TASK BRIEF ::
From the records below, please print only the lines from the one containing "Recreate this image" through the one containing "const barW = 3.9, gap = 0.2;", both included. Skip the pictures.

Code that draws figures
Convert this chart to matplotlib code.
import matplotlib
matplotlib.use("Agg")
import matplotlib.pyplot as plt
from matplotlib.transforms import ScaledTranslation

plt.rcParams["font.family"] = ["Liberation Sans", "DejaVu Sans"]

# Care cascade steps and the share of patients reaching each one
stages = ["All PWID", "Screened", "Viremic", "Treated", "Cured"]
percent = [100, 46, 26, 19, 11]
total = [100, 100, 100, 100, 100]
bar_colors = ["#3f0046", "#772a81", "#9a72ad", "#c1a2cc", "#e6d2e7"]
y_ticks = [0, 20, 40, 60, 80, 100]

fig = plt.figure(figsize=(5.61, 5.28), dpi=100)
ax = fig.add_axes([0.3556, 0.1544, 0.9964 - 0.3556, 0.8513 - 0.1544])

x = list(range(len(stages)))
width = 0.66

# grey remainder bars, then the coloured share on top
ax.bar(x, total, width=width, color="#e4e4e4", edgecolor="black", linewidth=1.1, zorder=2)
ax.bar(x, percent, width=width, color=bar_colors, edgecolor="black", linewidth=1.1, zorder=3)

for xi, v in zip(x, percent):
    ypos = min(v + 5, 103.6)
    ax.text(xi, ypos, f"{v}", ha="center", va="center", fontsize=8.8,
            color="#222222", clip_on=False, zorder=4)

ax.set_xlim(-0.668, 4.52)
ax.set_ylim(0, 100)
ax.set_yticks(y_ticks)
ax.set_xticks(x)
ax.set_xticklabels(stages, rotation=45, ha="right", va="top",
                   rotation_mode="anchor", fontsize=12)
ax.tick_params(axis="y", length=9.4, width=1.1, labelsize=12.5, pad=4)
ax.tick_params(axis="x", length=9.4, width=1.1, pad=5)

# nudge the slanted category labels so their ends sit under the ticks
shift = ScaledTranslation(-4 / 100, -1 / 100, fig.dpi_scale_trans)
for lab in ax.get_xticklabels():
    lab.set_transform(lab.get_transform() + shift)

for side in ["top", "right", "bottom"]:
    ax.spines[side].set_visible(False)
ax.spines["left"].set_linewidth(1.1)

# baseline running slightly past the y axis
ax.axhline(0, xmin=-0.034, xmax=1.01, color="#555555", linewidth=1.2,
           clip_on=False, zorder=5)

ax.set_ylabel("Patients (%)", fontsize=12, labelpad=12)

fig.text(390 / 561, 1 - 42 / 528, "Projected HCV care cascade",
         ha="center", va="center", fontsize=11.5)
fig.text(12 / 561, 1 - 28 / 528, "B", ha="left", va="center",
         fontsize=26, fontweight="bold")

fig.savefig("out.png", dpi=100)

--

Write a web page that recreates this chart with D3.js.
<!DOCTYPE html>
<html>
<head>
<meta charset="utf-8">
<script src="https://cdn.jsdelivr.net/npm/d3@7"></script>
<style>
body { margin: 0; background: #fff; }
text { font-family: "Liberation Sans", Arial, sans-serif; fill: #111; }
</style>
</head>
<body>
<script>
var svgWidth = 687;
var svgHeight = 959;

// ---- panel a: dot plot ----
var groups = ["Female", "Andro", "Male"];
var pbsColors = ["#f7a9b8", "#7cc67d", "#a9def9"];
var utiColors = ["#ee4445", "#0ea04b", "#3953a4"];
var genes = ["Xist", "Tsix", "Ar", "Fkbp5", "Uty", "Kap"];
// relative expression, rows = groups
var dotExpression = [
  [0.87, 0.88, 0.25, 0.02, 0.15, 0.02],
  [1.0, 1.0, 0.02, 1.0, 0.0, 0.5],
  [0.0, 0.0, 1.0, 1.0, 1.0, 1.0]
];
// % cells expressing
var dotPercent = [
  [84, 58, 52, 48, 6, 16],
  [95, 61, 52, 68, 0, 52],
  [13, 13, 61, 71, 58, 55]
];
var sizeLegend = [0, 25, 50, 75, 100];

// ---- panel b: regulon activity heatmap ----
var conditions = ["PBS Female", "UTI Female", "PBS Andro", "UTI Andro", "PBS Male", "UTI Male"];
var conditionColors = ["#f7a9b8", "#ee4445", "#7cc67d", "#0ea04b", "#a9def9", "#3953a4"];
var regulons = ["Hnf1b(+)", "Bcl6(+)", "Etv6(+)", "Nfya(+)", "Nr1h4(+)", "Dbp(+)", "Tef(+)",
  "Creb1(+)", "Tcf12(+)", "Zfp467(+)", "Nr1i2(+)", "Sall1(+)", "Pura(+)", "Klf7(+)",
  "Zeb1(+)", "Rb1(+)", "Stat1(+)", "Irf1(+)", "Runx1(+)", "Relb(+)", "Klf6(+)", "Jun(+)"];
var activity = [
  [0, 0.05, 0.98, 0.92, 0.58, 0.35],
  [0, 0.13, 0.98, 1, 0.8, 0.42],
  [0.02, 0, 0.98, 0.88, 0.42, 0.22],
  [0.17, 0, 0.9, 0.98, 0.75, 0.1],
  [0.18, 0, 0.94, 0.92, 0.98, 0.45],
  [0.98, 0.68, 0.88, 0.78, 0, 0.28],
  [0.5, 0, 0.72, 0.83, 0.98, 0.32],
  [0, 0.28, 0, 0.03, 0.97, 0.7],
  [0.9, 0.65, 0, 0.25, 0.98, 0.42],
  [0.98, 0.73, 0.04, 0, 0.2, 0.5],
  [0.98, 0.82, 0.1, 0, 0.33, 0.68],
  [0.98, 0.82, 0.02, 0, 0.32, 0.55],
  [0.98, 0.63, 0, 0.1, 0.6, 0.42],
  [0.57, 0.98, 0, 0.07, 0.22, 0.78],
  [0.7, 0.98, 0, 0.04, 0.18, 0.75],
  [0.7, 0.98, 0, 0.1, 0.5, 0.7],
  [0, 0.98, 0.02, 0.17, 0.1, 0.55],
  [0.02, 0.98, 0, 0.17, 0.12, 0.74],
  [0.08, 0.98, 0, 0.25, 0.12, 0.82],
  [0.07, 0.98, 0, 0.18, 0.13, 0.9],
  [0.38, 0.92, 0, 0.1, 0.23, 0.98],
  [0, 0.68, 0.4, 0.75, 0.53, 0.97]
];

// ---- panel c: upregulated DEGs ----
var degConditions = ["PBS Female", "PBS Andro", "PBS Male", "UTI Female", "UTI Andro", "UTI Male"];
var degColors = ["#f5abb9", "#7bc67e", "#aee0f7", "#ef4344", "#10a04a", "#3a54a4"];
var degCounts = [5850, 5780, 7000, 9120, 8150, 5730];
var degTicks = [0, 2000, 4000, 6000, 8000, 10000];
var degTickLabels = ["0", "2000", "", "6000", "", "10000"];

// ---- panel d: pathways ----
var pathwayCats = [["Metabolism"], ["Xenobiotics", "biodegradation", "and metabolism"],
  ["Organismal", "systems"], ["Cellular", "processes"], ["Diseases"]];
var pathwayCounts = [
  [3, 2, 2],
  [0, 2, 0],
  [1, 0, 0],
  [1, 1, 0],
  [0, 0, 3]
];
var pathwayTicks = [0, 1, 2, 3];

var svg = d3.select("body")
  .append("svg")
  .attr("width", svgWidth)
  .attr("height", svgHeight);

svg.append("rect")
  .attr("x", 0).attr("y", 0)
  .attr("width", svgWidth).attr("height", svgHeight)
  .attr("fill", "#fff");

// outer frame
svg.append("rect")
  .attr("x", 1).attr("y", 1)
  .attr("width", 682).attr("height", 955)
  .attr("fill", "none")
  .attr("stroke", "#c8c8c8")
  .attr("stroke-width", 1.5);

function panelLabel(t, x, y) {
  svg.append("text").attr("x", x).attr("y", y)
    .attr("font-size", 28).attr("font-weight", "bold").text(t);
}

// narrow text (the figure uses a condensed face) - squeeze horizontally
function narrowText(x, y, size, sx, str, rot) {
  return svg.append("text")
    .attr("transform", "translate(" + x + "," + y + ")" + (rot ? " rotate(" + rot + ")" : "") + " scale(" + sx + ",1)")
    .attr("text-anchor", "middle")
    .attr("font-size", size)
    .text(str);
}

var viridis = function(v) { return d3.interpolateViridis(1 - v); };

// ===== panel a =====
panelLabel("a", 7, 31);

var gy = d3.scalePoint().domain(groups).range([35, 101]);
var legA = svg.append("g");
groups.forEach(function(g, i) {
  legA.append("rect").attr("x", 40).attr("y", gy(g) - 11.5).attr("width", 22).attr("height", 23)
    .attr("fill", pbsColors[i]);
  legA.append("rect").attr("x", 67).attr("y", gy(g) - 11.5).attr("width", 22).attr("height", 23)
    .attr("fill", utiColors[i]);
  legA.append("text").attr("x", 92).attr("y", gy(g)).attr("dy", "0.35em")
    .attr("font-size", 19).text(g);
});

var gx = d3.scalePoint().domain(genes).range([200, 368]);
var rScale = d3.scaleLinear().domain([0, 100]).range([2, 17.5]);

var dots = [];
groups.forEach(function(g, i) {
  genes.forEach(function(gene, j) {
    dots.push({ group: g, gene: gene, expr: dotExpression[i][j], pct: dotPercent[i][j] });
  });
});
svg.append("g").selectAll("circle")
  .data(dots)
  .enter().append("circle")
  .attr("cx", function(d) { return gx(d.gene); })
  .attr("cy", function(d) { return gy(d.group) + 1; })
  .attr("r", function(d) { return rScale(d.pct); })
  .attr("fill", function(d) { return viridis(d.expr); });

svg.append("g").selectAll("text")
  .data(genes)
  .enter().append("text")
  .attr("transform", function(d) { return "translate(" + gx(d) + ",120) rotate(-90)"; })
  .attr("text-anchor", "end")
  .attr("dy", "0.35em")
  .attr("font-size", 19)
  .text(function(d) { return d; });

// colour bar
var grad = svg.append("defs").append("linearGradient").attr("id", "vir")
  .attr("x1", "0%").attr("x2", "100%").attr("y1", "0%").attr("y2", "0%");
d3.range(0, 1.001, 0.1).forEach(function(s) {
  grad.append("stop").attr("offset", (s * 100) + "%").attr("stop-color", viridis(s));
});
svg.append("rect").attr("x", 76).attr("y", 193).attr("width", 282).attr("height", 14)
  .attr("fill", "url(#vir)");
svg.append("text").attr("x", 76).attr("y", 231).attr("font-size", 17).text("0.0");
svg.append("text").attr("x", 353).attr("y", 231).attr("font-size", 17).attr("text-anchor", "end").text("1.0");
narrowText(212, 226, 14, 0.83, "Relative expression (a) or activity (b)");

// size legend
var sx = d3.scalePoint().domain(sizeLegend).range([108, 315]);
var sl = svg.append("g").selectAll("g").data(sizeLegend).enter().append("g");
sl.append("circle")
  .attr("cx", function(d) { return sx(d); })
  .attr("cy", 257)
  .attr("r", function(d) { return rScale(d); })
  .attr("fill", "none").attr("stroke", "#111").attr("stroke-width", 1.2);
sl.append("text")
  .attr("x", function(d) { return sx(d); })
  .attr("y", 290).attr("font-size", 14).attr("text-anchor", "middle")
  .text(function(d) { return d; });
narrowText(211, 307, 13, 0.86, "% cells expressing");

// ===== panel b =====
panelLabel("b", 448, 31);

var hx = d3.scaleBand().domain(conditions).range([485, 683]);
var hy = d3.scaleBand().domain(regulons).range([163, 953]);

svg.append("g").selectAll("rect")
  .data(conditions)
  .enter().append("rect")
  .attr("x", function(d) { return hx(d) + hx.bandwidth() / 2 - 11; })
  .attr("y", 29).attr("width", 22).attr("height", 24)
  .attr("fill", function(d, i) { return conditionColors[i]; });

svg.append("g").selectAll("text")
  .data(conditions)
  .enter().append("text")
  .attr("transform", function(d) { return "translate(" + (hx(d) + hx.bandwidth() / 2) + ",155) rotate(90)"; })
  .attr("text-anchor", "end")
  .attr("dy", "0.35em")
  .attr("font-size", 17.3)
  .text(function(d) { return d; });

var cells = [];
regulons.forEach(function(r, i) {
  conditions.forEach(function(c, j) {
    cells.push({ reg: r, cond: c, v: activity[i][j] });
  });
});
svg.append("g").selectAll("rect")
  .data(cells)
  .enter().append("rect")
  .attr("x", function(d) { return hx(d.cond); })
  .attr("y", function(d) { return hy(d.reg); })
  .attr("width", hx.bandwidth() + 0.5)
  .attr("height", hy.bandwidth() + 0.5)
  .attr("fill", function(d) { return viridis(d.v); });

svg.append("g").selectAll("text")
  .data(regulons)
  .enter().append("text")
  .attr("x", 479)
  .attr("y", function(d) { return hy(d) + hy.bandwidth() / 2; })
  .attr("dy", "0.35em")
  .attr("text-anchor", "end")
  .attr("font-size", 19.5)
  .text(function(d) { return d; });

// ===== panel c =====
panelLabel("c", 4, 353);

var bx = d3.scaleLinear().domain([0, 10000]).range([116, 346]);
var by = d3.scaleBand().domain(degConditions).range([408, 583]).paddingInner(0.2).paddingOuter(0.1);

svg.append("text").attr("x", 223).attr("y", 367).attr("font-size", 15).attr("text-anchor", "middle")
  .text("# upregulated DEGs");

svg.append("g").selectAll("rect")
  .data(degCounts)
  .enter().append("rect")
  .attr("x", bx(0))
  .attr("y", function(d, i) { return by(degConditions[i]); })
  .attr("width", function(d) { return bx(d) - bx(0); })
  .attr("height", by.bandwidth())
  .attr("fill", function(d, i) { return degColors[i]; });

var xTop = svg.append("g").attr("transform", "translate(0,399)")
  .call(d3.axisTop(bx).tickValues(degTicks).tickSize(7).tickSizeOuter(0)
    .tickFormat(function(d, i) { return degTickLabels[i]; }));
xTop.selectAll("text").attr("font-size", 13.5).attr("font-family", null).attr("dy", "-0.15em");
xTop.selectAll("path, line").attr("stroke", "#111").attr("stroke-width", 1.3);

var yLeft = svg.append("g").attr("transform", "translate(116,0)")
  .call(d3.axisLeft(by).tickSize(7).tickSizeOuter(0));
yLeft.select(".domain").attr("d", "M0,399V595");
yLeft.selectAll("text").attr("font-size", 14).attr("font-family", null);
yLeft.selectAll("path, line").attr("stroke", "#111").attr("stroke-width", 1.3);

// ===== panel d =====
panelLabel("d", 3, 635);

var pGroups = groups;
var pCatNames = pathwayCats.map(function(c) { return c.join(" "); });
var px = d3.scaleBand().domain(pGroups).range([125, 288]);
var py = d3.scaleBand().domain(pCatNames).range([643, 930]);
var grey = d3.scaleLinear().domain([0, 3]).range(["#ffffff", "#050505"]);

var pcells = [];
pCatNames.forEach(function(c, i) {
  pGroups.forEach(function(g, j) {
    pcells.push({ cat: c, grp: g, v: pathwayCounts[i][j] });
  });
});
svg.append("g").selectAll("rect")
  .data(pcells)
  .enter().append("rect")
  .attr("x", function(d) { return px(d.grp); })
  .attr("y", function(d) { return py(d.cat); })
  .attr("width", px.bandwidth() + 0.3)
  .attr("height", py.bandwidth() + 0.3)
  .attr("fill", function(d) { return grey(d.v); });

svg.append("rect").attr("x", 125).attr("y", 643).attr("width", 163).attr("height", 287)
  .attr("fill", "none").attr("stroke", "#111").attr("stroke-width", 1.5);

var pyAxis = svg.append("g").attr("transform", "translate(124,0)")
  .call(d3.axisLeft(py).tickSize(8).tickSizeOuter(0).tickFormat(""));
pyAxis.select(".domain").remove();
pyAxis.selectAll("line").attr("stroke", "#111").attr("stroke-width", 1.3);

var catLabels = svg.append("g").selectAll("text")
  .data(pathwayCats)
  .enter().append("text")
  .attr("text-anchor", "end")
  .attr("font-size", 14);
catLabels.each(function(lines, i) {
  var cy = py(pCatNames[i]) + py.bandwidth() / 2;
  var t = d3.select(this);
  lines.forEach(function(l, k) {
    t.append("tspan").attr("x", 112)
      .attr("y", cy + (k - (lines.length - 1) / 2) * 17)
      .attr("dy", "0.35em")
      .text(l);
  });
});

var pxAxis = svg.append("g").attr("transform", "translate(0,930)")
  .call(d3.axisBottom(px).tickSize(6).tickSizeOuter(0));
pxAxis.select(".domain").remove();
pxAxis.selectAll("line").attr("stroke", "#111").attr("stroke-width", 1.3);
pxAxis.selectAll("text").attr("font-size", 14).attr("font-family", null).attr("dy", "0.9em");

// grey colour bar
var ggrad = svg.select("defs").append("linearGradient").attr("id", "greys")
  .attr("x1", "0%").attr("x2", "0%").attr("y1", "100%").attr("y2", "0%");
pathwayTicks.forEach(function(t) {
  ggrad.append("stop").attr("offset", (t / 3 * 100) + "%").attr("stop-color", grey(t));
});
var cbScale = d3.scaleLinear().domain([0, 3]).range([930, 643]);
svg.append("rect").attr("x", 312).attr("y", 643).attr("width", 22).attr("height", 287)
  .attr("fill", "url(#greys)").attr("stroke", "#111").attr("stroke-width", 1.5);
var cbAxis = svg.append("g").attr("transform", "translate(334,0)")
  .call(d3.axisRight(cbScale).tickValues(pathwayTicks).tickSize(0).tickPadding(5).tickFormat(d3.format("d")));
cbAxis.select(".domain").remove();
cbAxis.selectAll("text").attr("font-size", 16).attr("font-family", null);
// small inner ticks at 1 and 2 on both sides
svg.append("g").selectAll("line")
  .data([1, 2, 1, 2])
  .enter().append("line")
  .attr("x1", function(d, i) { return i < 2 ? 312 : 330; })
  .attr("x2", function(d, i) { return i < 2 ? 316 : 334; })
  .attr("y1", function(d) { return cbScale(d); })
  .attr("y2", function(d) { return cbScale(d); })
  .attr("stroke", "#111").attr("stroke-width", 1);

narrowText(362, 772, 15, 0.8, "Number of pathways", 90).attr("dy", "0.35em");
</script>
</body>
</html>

==

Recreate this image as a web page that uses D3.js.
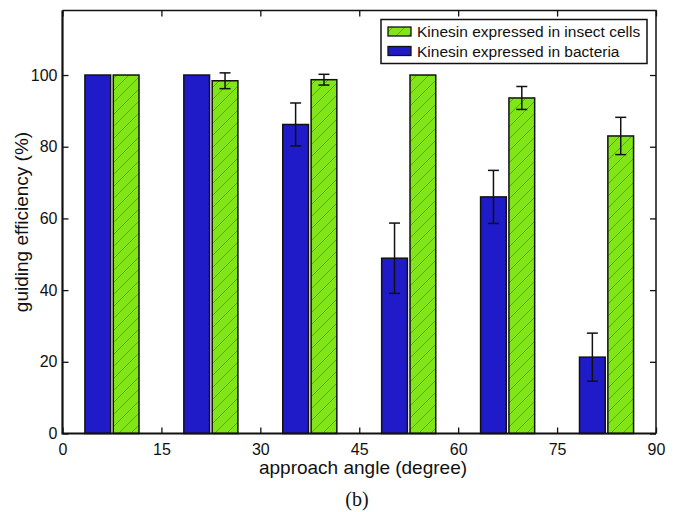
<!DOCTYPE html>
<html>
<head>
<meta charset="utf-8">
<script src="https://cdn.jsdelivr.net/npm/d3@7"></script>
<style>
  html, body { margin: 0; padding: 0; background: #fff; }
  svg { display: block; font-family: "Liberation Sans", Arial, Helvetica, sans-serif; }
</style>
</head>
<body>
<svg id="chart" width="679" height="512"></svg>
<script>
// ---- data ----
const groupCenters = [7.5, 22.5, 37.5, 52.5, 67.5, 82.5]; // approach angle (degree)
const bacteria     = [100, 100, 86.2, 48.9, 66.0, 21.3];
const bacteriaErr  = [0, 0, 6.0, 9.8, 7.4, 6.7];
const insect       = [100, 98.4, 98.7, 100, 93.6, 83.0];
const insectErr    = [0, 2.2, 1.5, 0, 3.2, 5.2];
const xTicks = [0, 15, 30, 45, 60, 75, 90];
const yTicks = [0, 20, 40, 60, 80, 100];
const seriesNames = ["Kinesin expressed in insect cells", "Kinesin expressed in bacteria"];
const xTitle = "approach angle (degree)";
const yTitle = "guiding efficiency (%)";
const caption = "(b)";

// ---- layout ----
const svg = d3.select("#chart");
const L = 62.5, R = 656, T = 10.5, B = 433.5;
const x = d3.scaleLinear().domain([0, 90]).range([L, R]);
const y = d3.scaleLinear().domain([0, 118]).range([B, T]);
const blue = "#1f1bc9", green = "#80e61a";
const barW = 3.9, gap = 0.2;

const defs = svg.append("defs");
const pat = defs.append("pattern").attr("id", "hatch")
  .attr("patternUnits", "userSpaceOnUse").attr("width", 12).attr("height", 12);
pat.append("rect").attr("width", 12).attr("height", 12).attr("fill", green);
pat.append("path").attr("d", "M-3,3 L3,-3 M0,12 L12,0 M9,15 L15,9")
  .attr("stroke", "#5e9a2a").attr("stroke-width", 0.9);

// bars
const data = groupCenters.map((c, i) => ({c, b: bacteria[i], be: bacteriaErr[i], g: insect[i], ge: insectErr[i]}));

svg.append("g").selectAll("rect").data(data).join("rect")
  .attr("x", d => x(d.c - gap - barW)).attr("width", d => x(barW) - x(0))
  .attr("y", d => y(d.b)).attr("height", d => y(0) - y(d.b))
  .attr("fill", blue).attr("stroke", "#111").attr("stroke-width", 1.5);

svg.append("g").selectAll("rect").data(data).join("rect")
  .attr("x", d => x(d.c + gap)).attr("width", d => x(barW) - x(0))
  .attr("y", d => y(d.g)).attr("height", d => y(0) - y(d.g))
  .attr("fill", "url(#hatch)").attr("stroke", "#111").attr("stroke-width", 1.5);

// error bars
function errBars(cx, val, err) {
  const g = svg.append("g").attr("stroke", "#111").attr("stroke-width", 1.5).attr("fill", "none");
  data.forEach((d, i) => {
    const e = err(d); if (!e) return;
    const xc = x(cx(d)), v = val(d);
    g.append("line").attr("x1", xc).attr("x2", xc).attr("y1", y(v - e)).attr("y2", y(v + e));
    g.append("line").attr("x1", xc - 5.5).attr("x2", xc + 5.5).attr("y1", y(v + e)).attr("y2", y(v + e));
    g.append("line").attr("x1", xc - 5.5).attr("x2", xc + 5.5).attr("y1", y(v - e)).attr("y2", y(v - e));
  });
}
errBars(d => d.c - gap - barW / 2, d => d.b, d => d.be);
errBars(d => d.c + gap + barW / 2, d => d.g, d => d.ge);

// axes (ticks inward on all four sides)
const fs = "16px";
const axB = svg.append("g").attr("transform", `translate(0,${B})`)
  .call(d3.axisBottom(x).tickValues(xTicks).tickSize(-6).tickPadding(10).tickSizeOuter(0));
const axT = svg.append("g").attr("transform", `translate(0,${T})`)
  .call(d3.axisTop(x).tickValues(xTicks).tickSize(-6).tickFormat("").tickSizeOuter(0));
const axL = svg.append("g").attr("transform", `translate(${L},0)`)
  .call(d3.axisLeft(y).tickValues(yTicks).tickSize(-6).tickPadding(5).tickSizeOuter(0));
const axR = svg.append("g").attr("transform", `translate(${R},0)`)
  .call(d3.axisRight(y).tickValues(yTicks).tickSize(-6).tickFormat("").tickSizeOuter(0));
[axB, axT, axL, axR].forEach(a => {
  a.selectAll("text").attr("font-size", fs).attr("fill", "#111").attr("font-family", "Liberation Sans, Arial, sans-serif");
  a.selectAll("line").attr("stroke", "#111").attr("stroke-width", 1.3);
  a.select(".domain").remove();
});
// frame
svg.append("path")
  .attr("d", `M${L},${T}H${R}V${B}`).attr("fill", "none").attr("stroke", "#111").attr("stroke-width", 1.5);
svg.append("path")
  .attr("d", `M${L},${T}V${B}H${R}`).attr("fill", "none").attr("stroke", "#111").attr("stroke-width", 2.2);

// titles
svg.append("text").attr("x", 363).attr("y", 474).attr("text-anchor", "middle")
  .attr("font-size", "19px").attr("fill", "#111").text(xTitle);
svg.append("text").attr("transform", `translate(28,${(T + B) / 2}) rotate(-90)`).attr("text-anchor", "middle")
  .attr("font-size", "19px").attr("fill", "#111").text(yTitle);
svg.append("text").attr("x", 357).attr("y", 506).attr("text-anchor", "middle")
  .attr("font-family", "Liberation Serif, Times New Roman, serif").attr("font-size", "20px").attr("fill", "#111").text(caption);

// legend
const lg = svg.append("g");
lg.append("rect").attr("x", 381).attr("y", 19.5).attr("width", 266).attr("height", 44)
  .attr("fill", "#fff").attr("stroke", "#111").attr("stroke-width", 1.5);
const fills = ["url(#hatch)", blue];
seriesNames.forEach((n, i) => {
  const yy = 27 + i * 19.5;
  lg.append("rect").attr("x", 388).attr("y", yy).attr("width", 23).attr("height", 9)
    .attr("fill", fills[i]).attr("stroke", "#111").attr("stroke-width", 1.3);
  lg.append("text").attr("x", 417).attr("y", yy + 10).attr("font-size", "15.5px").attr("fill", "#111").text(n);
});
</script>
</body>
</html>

FINAL RESULT ::
Recreate this image as a web page that uses D3.js.
<!DOCTYPE html>
<html>
<head>
<meta charset="utf-8">
<script src="https://cdn.jsdelivr.net/npm/d3@7"></script>
<style>
  html, body { margin: 0; padding: 0; background: #fff; }
  svg { display: block; font-family: "Liberation Sans", Arial, Helvetica, sans-serif; }
</style>
</head>
<body>
<svg id="chart" width="679" height="512"></svg>
<script>
// ---- data ----
const groupCenters = [7.5, 22.5, 37.5, 52.5, 67.5, 82.5]; // approach angle (degree)
const bacteria     = [100, 100, 86.2, 48.9, 66.0, 21.3];
const bacteriaErr  = [0, 0, 6.0, 9.8, 7.4, 6.7];
const insect       = [100, 98.4, 98.7, 100, 93.6, 83.0];
const insectErr    = [0, 2.2, 1.5, 0, 3.2, 5.2];
const xTicks = [0, 15, 30, 45, 60, 75, 90];
const yTicks = [0, 20, 40, 60, 80, 100];
const seriesNames = ["Kinesin expressed in insect cells", "Kinesin expressed in bacteria"];
const xTitle = "approach angle (degree)";
const yTitle = "guiding efficiency (%)";
const caption = "(b)";

// ---- layout ----
const svg = d3.select("#chart");
const L = 62.5, R = 656, T = 10.5, B = 433.5;
const x = d3.scaleLinear().domain([0, 90]).range([L, R]);
const y = d3.scaleLinear().domain([0, 118]).range([B, T]);
const blue = "#1f1bc9", green = "#80e61a";
const barW = 3.9, gap = 0.2;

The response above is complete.